In an earlier study, scientists claimed that children who ate cured meat or fish regularly were 74 per cent more likely to develop leukemia.
And those who ate vegetables and soy-based foods regularly were 50 per cent less likely than their meat-eating counterparts to develop the disease.
But, the study did not take into account a detailed examination of why the foods caused the higher incidence of cancer.
Thus, Australian researchers have questioned the findings, claiming eating cured meat and fish might not be harmful at all.
"It's a very small sample size to be making these kinds of associations between diet and cancer risk," The Sydney Morning Herald quoted Kathy Chapman, nutritionist, the Cancer Council NSW.

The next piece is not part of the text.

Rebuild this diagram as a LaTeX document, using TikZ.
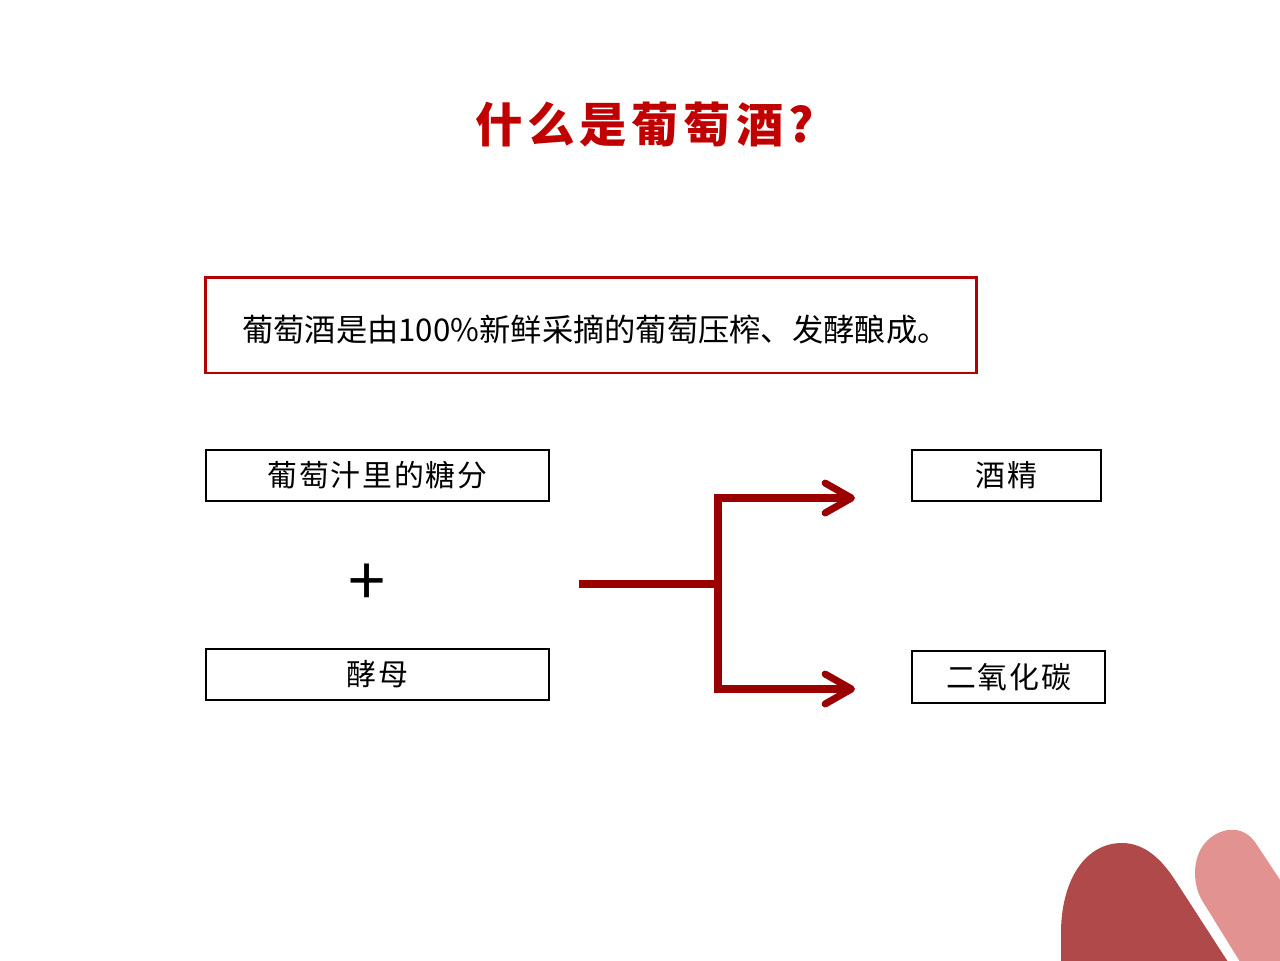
\documentclass[tikz,border=0pt]{standalone}
\usepackage{fontspec}
\setmainfont{Noto Sans CJK SC}
\usetikzlibrary{arrows.meta}

\definecolor{titlered}{RGB}{192,0,0}
\definecolor{framered}{RGB}{180,0,0}
\definecolor{arrowred}{RGB}{155,0,0}
\definecolor{darkpetal}{RGB}{176,74,74}
\definecolor{lightpetal}{RGB}{227,146,146}

\begin{document}
\begin{tikzpicture}[x=0.02cm,y=-0.02cm]

      \useasboundingbox (0,0) rectangle (1280,960);

      % title and the red frame
      \node[text=titlered, font=\fontsize{27}{30}\selectfont\bfseries\addfontfeatures{LetterSpace=10}, anchor=west] (title) at (469,125) {什么是葡萄酒?};
      \node[draw=framered, line width=1.7pt, minimum width=15.44cm, minimum height=1.92cm] (frame) at (591,325) {};
      \node[font=\fontsize{17.8}{20}\selectfont, anchor=west] (def) at (236,330) {葡萄酒是由100\%新鲜采摘的葡萄压榨、发酵酿成。};

      \begin{scope}[every node/.style={draw, line width=0.85pt, minimum height=1.02cm, font=\fontsize{17}{19}\selectfont\addfontfeatures{LetterSpace=6}}]
        \node[minimum width=6.86cm] (sugar)   at (377.5,475.5) {葡萄汁里的糖分};
        \node[minimum width=6.86cm] (yeast)   at (377.5,674.5) {酵母};
        \node[minimum width=3.78cm] (alcohol) at (1006.5,475.5) {酒精};
        \node[minimum width=3.86cm, minimum height=1.04cm] (co2) at (1008.5,677) {二氧化碳};
      \end{scope}

      \node[font=\fontsize{38}{40}\selectfont] (plus) at (367,585) {+};

      % fork arrow
      \coordinate (in)    at (579,584);
      \coordinate (split) at (718,584);
      \coordinate (up)    at (718,498);
      \coordinate (down)  at (718,689);
      \coordinate (out1)  at (855,498);
      \coordinate (out2)  at (855,689);

      \begin{scope}[draw=arrowred, line width=4pt]
        \draw (in) -- (split);
        \draw[-{Straight Barb[length=15pt,width=17pt,round]}] (split) -- (up) -- (out1);
        \draw[-{Straight Barb[length=15pt,width=17pt,round]}] (split) -- (down) -- (out2);
      \end{scope}

      % corner petals
      \begin{scope}
        \clip (0,0) rectangle (1280,960);
        \fill[darkpetal] (1061,965) -- (1061,930) .. controls (1062,880) and (1085,843) .. (1122,843)
          .. controls (1145,843) and (1162,860) .. (1175,880) -- (1230,965) -- cycle;
        \fill[lightpetal] (1242,965) -- (1203,902) .. controls (1192,885) and (1192,858) .. (1205,843)
          .. controls (1218,828) and (1243,822) .. (1257,845) -- (1300,910) -- (1300,965) -- cycle;
      \end{scope}

    \end{tikzpicture}
\end{document}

She added: "Normally when we look at a study like this you would be looking at 20,000 participants.
"Also, the best type of studies are those which follow people up over time rather than asking them what they did in the past. I don't think it's time for parents to be panicking if their kids have been tucking into the hot dogs over the school holidays."
Thus, the authors have admitted that their research is not definitive, but have still advised that children not eat large amounts of cured meat and fish.
The study is published in the online journal BMC Cancer.